Türkiye’nin seküler kimliğinin partisi doğal olarak CHP’dir. O nedenle de ülkedeki sekülerlerin nüfus içindeki paylarını bu partinin aldığı oy oranıyla ilişkilendirirsek yüzde 25-30 arasında bir karşılıkları olduğunu söyleyebiliriz. Bu oranın, çağımızın kimlik savaşları ortamında bir iktidar durumuna işaret etmediği ise ortada. Öte yandan, AKP’nin Türk milliyetçileriyle birlikte yüzde 40-60 arasında oy alabiliyor olması bu partinin her zaman iktidar olma potansiyeline sahip olduğunu göstermekte. Çıplak gerçek bu.
Bu gerçek bu kadar “çıplak” olmasına karşın gerçeğin tümü olmadığı gibi sabit de değildir. Çünkü bu gerçek karşısında “irade” diye “siyaset” diye insana özgü bir güç var ve ancak bu güç o “çıplak” gerçeği değiştirebilir. Demek istemem “siyasi İslam” karşısında sekülerlerin yapmaları gereken böyle bir “irade” ve böyle bir “siyaset” üretmeleri gerekliliği.
Peki ama bu nasıl olacak? Şimdiye dek neden siyaset yaptıklarını bile açıkça ifade edememiş, nerede durdukları dahi belli olmayan bir toplum kesimi nasıl böyle bir irade ve siyaset ortaya koyabilir ki? AB yanlısı mı, Batılı mı, demokrat mı, sosyal demokrat mı, ulusalcı mı Kemalist mi olduğuna dahi karar verememiş bir toplum kesimi, ne dediğini ve ne istediğini bilen ve din gibi güçlü ideolojiyi de arkasına alarak siyaset yapan bir kesime karşı nasıl bir siyaset üretebilir ki?
Nitekim üretemiyor da! Bugün CHP’nin bir siyasi parti olarak seküler kitleyi etkilemek ve onları yönlendirmek yerine, bu kitlenin içindeki farklılıklardan etkilenerek yönetilen bir parti görünümünde. Siyaseten gidiş-gelişleri de bundan. Bir gün liberal, ertesi gün devletçi; bir gün demokrat, ertesi gün ulusalcı vs. Örneğin daha dün öğleden önce, AKP’nin “Başkanlık anayasa teklifiyle” ilgili “CHP'nin kapısının açık olduğunu” belirten bir açıklama, öğleden sonra “Başkanlık sistemi önerisinin geçeceği bırakın kapıyı bir anahtar deliği bile yoktur" denilerek değiştirilebilmekte.

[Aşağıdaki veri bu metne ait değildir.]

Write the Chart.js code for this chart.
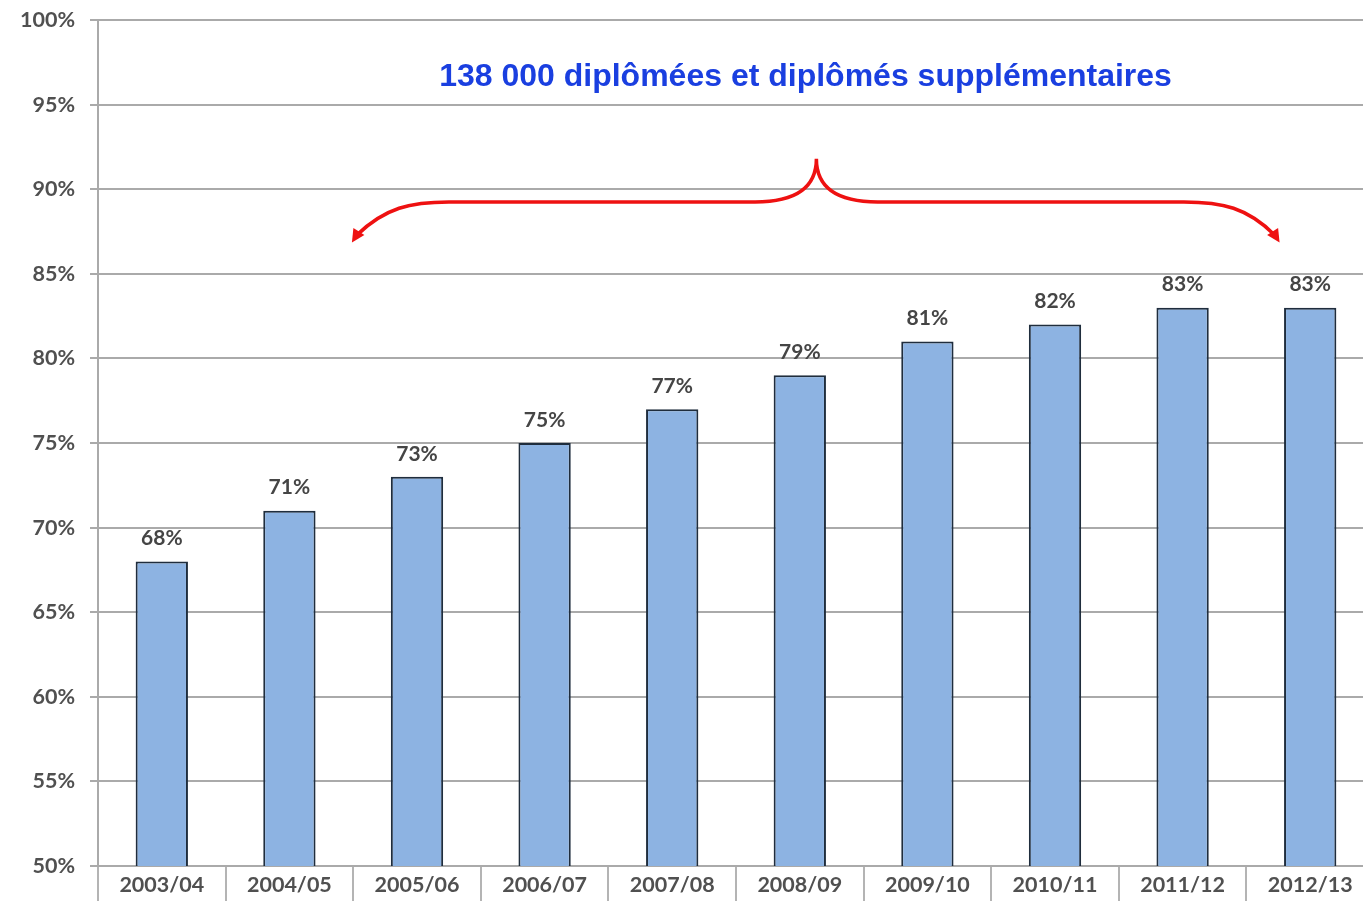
<!DOCTYPE html>
<html>
<head>
<meta charset="utf-8">
<script src="https://cdn.jsdelivr.net/npm/chart.js@4"></script>
<style>
html,body{margin:0;padding:0;background:#fff;overflow:hidden;width:1363px;height:901px;}
#wrap{position:absolute;left:0;top:0;width:1374px;height:901px;}
</style>
</head>
<body>
<div id="wrap"><canvas id="c" width="1374" height="901"></canvas></div>
<script>
const categories = ["2003/04","2004/05","2005/06","2006/07","2007/08","2008/09","2009/10","2010/11","2011/12","2012/13"];
const values = [68, 71, 73, 75, 77, 79, 81, 82, 83, 83];
const yTicks = [50, 55, 60, 65, 70, 75, 80, 85, 90, 95, 100];
const titleText = "138 000 diplômées et diplômés supplémentaires";

const FONT = "Lato, 'Open Sans', sans-serif";

const labelPlugin = {
  id: 'valueLabels',
  afterDatasetsDraw(chart) {
    const ctx = chart.ctx;
    const meta = chart.getDatasetMeta(0);
    ctx.save();
    ctx.font = "bold 21px " + FONT;
    ctx.fillStyle = "#454545";
    ctx.textAlign = "center";
    ctx.textBaseline = "middle";
    meta.data.forEach((bar, i) => {
      ctx.fillText(values[i] + "%", bar.x, bar.y - 23);
    });
    ctx.restore();
  }
};

const bracePlugin = {
  id: 'brace',
  afterDraw(chart) {
    const ctx = chart.ctx;
    const a = chart.chartArea;
    const ys = chart.scales.y;
    const cw = (a.right - a.left) / categories.length;
    const X = u => a.left + u * cw;
    const Y = v => ys.getPixelForValue(v);
    ctx.save();
    ctx.font = "bold 32px 'Liberation Sans', Arial, sans-serif";
    ctx.fillStyle = "#1a3fe0";
    ctx.textAlign = "center";
    ctx.textBaseline = "middle";
    ctx.fillText(titleText, X(5.545), Y(96.65));
    ctx.strokeStyle = "#ee1111";
    ctx.fillStyle = "#ee1111";
    ctx.lineWidth = 3.5;
    ctx.lineCap = "round";
    ctx.beginPath();
    ctx.moveTo(X(2.03), Y(87.3));
    ctx.bezierCurveTo(X(2.25), Y(88.9), X(2.45), Y(89.25), X(2.75), Y(89.25));
    ctx.lineTo(X(5.15), Y(89.25));
    ctx.bezierCurveTo(X(5.45), Y(89.25), X(5.63), Y(90.0), X(5.63), Y(91.8));
    ctx.bezierCurveTo(X(5.63), Y(90.0), X(5.81), Y(89.25), X(6.11), Y(89.25));
    ctx.lineTo(X(8.51), Y(89.25));
    ctx.bezierCurveTo(X(8.81), Y(89.25), X(9.01), Y(88.9), X(9.22), Y(87.3));
    ctx.stroke();
    function head(tx, ty, ang) {
      ctx.save();
      ctx.translate(tx, ty);
      ctx.rotate(ang);
      ctx.beginPath();
      ctx.moveTo(0, 0);
      ctx.lineTo(-13, -6.5);
      ctx.lineTo(-13, 6.5);
      ctx.closePath();
      ctx.fill();
      ctx.restore();
    }
    head(X(1.99), Y(86.85), Math.PI * 0.68);
    head(X(9.26), Y(86.85), Math.PI * 0.32);
    ctx.restore();
  }
};

new Chart(document.getElementById('c'), {
  type: 'bar',
  data: {
    labels: categories,
    datasets: [{
      data: values,
      backgroundColor: "#8db3e2",
      borderColor: "#1f2d3d",
      borderWidth: 2,
      barPercentage: 0.41,
      categoryPercentage: 1.0
    }]
  },
  options: {
    responsive: false,
    animation: false,
    layout: { padding: { top: 20, right: 0, left: 0, bottom: 0 } },
    plugins: { legend: { display: false }, tooltip: { enabled: false }, title: { display: false } },
    scales: {
      x: {
        grid: { offset: true, drawOnChartArea: false, drawTicks: true, tickLength: 36, color: "#b4b4b4", lineWidth: 2 },
        border: { display: false },
        ticks: { padding: -30, font: { family: FONT, size: 21.5, weight: 'bold' }, color: "#505050", maxRotation: 0, autoSkip: false },
        afterFit(s) { s.height = 35; s.paddingLeft = 0; s.paddingRight = 0; }
      },
      y: {
        min: 50, max: 100,
        afterBuildTicks(s) { s.ticks = yTicks.map(v => ({ value: v })); },
        grid: { color: "#aaaaaa", lineWidth: 2, tickLength: 8 },
        border: { display: true, color: "#aaaaaa", width: 2 },
        ticks: { padding: 15, font: { family: FONT, size: 21.5, weight: 'bold' }, color: "#505050", callback: v => v + "%" },
        afterFit(s) { s.width = 98; s.paddingTop = 0; s.paddingBottom = 0; }
      }
    }
  },
  plugins: [labelPlugin, bracePlugin]
});
</script>
</body>
</html>
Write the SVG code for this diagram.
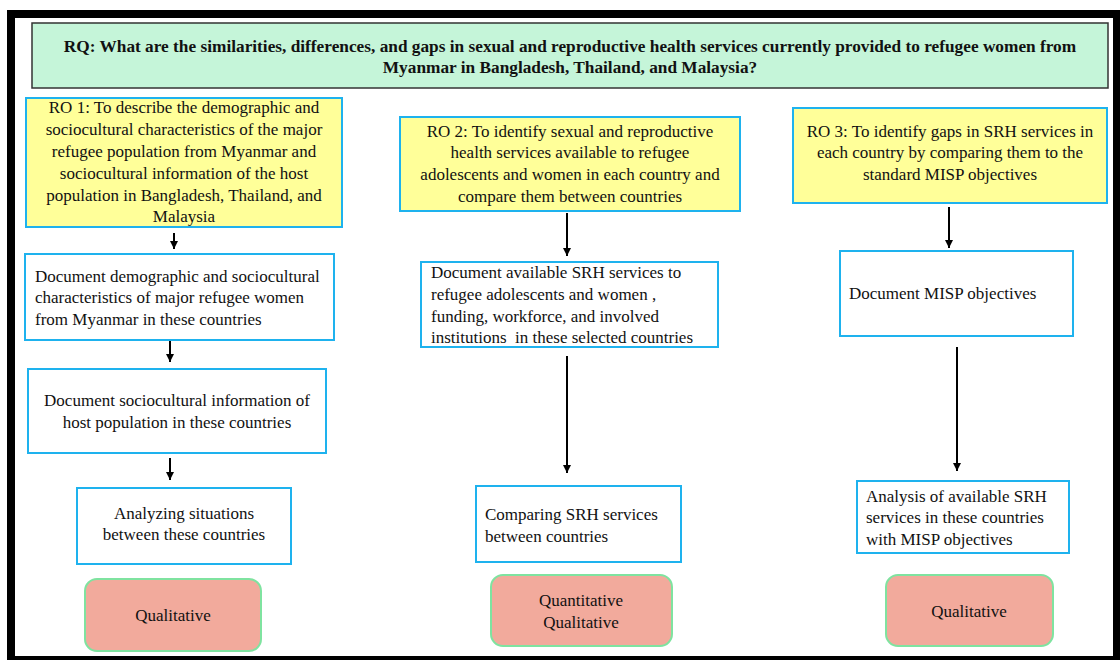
<svg xmlns="http://www.w3.org/2000/svg" width="1120" height="660" viewBox="0 0 1120 660">
  <defs>
    <marker id="arrowhead" viewBox="0 0 10 10" refX="10" refY="5" markerWidth="4" markerHeight="4" markerUnits="strokeWidth" orient="auto">
      <path d="M0,0 L10,5 L0,10 Z" fill="#000"/>
    </marker>
    <style>
      text { font-family: "Liberation Serif", "Times New Roman", serif; font-size: 17px; fill: #111; }
      .rq { font-weight: bold; font-size: 17.3px; text-anchor: middle; }
      .mid { text-anchor: middle; }
      .ro { fill: #ffff99; stroke: #1eb2ee; stroke-width: 2; }
      .step { fill: #ffffff; stroke: #1eb2ee; stroke-width: 2; }
      .method { fill: #f2aa9c; stroke: #7fe3a0; stroke-width: 2; }
      .conn line { stroke: #000; stroke-width: 2; marker-end: url(#arrowhead); }
    </style>
  </defs>

  <rect width="1120" height="660" fill="#ffffff"/>

  <!-- outer frame -->
  <path d="M7,10 H1121 V661 H7 Z M15,18 V656 H1113 V18 Z" fill="#000" fill-rule="evenodd"/>

  <!-- research question -->
  <g id="rq">
    <rect x="32" y="23" width="1076" height="65" fill="#c5f5d9" stroke="#333" stroke-width="1.5"/>
    <text class="rq" x="570" y="52">RQ: What are the similarities, differences, and gaps in sexual and reproductive health services currently provided to refugee women from</text>
    <text class="rq" x="570" y="73">Myanmar in Bangladesh, Thailand, and Malaysia?</text>
  </g>

  <!-- column 1 -->
  <g id="ro1">
    <rect class="ro" x="26" y="98" width="316" height="129"/>
    <text class="mid" x="184" y="113">RO 1: To describe the demographic and</text>
    <text class="mid" x="184" y="135">sociocultural characteristics of the major</text>
    <text class="mid" x="184" y="157">refugee population from Myanmar and</text>
    <text class="mid" x="184" y="179">sociocultural information of the host</text>
    <text class="mid" x="184" y="201">population in Bangladesh, Thailand, and</text>
    <text class="mid" x="184" y="222">Malaysia</text>
  </g>
  <g id="step1a">
    <rect class="step" x="25" y="254" width="309" height="86"/>
    <text x="35" y="282">Document demographic and sociocultural</text>
    <text x="35" y="303">characteristics of major refugee women</text>
    <text x="35" y="325">from Myanmar in these countries</text>
  </g>
  <g id="step1b">
    <rect class="step" x="28" y="369" width="298" height="84"/>
    <text class="mid" x="177" y="406">Document sociocultural information of</text>
    <text class="mid" x="177" y="428">host population in these countries</text>
  </g>
  <g id="step1c">
    <rect class="step" x="77" y="488" width="214" height="76"/>
    <text class="mid" x="184" y="519">Analyzing situations</text>
    <text class="mid" x="184" y="540">between these countries</text>
  </g>
  <g id="method1">
    <rect class="method" x="85" y="579" width="176" height="72" rx="12"/>
    <text class="mid" x="173" y="621">Qualitative</text>
  </g>

  <!-- column 2 -->
  <g id="ro2">
    <rect class="ro" x="400" y="117" width="340" height="94"/>
    <text class="mid" x="570" y="137">RO 2: To identify sexual and reproductive</text>
    <text class="mid" x="570" y="158">health services available to refugee</text>
    <text class="mid" x="570" y="180">adolescents and women in each country and</text>
    <text class="mid" x="570" y="202">compare them between countries</text>
  </g>
  <g id="step2a">
    <rect class="step" x="421" y="262" width="297" height="85"/>
    <text x="431" y="278">Document available SRH services to</text>
    <text x="431" y="300">refugee adolescents and women ,</text>
    <text x="431" y="322">funding, workforce, and involved</text>
    <text x="431" y="343" xml:space="preserve">institutions  in these selected countries</text>
  </g>
  <g id="step2b">
    <rect class="step" x="476" y="486" width="205" height="76"/>
    <text x="485" y="520">Comparing SRH services</text>
    <text x="485" y="542">between countries</text>
  </g>
  <g id="method2">
    <rect class="method" x="491" y="575" width="181" height="71" rx="12"/>
    <text class="mid" x="581" y="606">Quantitative</text>
    <text class="mid" x="581" y="628">Qualitative</text>
  </g>

  <!-- column 3 -->
  <g id="ro3">
    <rect class="ro" x="793" y="108" width="314" height="95"/>
    <text class="mid" x="950" y="137">RO 3: To identify gaps in SRH services in</text>
    <text class="mid" x="950" y="158">each country by comparing them to the</text>
    <text class="mid" x="950" y="180">standard MISP objectives</text>
  </g>
  <g id="step3a">
    <rect class="step" x="840" y="251" width="233" height="85"/>
    <text x="849" y="299">Document MISP objectives</text>
  </g>
  <g id="step3b">
    <rect class="step" x="857" y="481" width="212" height="72"/>
    <text x="866" y="502">Analysis of available SRH</text>
    <text x="866" y="523">services in these countries</text>
    <text x="866" y="545">with MISP objectives</text>
  </g>
  <g id="method3">
    <rect class="method" x="886" y="575" width="167" height="71" rx="12"/>
    <text class="mid" x="969" y="617">Qualitative</text>
  </g>

  <!-- connectors -->
  <g id="connectors" class="conn">
    <line x1="174" y1="233" x2="174" y2="249"/>
    <line x1="170" y1="341" x2="170" y2="362"/>
    <line x1="170" y1="458" x2="170" y2="480"/>
    <line x1="567" y1="213" x2="567" y2="256"/>
    <line x1="567" y1="356" x2="567" y2="473"/>
    <line x1="949" y1="207" x2="949" y2="248"/>
    <line x1="957" y1="347" x2="957" y2="471"/>
  </g>
</svg>
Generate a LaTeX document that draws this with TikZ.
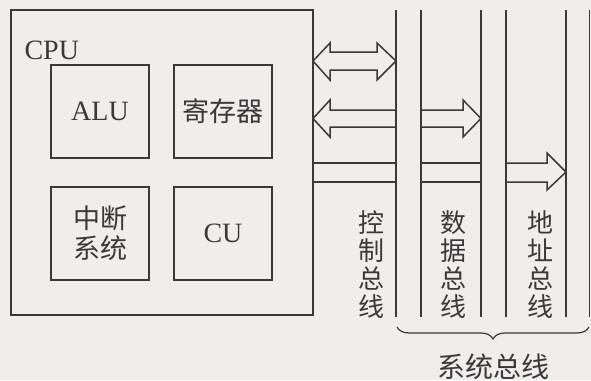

Oysa CHP’ye oy vermekten başka bir çıkışları olmayan kitlelerin “liderliğe” ihtiyaçları var. Bu nedenle de CHP yönetiminin “etkilenen” olmaktan çıkarılıp “etkileyen” olması gerekiyor. Ama yönetimin etkileyen olabilmesi için de etkileyecek bir siyasi vizyona, bir siyasi iradeye ihtiyacı var. Bunun da çerçevesi belli. Yalnızca “seküler” kitlelere değil, toplumun diğer kimliklerine ve tabii özellikle de “Kürtlere” sahip çıkarak özgürlükçü ve demokrat bir siyaset üretmesi gerekiyor. AKP ne der, bizi de kriminalize eder mi gibi korkuları bir kenara bırakıp tüm toplumun güvenini sağlayarak AKP’nin bu “kimlikçi” siyasetine son vermek mümkün. Bütün bu nedenlerle seküler kesim içinde siyaset yapanların biraz daha cesur, biraz daha siyasi olmaları gerekiyor.